Spacer Engineering of Diammonium‐Based 2D Perovskites toward Efficient and Stable 2D/3D Heterostructure Perovskite Solar Cells

Abstract

Perovskite solar cells (PSCs) based on 2D/3D heterostructures show great potential to combine the advantages of the high efficiency of 3D perovskites and the high stability of 2D perovskites. However, an in-depth understanding of the organic-spacer effects on the 2D quantum well (QW) structures and electronic properties at the 2D/3D interfaces is yet to be fully achieved, especially in the case of 2D perovskites based on diammonium spacers/ligands.
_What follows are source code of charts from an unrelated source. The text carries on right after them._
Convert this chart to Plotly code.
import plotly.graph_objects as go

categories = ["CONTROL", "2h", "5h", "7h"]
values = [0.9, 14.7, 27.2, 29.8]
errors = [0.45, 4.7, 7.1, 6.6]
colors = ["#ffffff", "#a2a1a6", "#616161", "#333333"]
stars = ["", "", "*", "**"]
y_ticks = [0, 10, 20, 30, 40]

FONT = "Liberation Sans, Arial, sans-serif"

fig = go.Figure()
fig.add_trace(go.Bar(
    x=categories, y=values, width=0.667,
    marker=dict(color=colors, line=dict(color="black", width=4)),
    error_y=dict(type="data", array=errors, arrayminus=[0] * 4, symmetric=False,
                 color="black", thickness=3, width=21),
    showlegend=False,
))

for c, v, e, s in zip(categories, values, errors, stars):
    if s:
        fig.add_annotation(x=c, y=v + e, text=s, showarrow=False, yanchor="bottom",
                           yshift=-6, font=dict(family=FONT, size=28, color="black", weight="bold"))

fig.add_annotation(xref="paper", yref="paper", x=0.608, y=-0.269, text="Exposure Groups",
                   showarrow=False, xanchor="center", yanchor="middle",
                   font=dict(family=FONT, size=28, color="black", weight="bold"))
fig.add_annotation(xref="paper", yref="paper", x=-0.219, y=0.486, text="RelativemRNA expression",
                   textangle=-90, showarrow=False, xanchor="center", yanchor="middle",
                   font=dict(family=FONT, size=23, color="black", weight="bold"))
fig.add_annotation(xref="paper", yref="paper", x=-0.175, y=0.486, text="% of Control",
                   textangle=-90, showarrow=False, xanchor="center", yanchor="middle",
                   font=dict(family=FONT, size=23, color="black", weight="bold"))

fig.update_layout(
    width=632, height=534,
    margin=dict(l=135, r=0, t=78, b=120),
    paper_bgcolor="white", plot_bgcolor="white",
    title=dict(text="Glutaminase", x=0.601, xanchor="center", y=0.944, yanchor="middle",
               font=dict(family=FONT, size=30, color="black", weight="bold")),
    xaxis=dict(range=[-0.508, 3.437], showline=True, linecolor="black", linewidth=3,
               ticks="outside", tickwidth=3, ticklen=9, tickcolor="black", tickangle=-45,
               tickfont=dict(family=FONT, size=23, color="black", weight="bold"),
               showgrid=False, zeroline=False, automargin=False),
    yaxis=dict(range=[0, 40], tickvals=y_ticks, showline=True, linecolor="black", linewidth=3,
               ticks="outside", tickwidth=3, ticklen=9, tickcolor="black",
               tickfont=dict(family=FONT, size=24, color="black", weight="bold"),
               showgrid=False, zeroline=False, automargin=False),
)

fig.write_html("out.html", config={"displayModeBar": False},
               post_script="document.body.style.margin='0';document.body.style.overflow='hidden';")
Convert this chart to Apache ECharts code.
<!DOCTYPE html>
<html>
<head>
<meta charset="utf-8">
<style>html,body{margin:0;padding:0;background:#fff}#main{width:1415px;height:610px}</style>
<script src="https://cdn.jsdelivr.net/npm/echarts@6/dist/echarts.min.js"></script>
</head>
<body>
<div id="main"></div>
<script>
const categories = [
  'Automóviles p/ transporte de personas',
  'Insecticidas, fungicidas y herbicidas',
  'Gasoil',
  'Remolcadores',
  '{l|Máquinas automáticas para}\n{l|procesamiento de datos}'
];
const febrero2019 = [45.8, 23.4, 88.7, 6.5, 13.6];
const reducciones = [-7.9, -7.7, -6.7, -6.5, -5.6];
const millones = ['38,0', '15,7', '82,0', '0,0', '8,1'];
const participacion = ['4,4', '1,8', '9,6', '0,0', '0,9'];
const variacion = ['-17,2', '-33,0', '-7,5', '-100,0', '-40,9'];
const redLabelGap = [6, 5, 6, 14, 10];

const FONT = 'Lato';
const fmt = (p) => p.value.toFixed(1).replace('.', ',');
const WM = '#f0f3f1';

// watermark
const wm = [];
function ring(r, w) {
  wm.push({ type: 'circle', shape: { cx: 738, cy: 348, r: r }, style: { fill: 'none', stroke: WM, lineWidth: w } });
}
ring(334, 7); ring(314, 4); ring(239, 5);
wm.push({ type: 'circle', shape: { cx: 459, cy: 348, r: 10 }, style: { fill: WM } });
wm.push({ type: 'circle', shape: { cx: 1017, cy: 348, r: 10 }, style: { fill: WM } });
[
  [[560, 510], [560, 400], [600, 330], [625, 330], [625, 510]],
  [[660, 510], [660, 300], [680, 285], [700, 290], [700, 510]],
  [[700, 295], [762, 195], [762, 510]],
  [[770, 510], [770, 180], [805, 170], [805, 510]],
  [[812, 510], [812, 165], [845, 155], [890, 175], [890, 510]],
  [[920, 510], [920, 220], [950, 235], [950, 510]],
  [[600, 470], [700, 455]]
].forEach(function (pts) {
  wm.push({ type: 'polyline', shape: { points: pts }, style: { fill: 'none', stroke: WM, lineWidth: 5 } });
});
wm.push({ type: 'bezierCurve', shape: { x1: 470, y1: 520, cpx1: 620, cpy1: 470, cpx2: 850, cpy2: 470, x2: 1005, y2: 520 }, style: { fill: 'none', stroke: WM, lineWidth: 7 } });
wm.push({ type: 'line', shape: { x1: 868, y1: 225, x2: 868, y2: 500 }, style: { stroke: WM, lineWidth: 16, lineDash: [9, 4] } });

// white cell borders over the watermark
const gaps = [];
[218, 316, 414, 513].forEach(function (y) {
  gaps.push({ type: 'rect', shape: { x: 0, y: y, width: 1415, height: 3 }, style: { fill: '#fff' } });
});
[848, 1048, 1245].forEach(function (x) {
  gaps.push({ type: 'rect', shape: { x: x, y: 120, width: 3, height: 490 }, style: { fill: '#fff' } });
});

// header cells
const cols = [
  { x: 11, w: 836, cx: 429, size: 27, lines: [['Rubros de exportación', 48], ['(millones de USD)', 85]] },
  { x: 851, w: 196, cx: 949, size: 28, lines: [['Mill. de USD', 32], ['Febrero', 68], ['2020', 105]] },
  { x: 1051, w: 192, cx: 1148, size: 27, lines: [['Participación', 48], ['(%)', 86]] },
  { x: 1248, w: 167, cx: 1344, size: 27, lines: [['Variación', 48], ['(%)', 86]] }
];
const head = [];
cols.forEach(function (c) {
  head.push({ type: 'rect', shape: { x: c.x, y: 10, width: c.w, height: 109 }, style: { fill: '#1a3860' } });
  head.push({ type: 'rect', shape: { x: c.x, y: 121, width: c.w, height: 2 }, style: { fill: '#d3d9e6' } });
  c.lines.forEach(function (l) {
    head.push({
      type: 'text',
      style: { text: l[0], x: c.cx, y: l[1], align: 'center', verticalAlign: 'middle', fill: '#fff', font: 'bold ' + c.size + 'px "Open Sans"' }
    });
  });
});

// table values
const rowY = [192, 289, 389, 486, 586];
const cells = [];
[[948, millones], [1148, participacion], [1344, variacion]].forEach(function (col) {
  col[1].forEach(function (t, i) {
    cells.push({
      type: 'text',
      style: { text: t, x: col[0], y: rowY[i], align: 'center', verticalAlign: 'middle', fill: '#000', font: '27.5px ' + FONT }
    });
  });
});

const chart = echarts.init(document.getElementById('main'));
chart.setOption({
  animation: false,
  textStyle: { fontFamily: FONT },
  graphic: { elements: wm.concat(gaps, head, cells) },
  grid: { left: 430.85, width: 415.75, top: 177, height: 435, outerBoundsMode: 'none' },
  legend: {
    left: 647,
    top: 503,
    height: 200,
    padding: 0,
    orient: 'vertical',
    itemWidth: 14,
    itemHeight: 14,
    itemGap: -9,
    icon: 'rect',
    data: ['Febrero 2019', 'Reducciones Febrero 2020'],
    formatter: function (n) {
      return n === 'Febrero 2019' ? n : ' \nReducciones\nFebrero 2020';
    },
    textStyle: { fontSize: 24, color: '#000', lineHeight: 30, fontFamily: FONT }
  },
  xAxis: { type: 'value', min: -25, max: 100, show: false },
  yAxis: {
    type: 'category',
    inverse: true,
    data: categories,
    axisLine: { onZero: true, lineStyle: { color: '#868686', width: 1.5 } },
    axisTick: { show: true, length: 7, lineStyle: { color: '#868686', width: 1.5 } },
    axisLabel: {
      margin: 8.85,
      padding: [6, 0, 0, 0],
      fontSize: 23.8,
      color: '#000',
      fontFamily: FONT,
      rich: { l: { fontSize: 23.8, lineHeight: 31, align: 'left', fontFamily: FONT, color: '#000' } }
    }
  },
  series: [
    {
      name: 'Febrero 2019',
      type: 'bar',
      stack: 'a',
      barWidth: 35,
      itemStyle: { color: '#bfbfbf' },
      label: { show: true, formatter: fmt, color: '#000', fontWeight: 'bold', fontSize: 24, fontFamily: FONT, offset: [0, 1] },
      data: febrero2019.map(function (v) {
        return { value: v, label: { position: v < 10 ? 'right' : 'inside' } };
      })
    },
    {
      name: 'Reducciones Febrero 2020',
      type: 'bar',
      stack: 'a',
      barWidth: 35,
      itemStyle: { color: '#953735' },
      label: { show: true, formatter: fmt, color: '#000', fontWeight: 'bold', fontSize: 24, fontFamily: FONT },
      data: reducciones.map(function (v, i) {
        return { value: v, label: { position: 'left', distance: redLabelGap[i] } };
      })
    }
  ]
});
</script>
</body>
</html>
Here, a series of diammonium spacers is considered for the construct ion 2D/3D perovskite heterostructures. It is found that the chemical structure and concentration of the spacers can dramatically affect the characteristics of the 2D capping layers, including their phase purity and orientation. Density functional theory calculations indicate that the spacer modifications can induce shifts in the energy-level alignments at the 2D/3D interfaces and therefore influence the charge-transfer characteristics. The strong intermolecular interactions between the 2,2-(ethylenedioxy)bis(ethylammonium) (EDBE) cations and inorganic [PbI6]4− slabs facilitate a controlled deposition of a phase-pure QW structure (n = 1) with a horizontal orientation, which leads to better surface passivation and carrier extraction. These benefits endow the EDBE-based 2D/3D devices with a high power conversion efficiency of 22.6% and remarkable environmental stability, highlighting the promise of spacer-chemistry design for high-performance 2D/3D PSCs.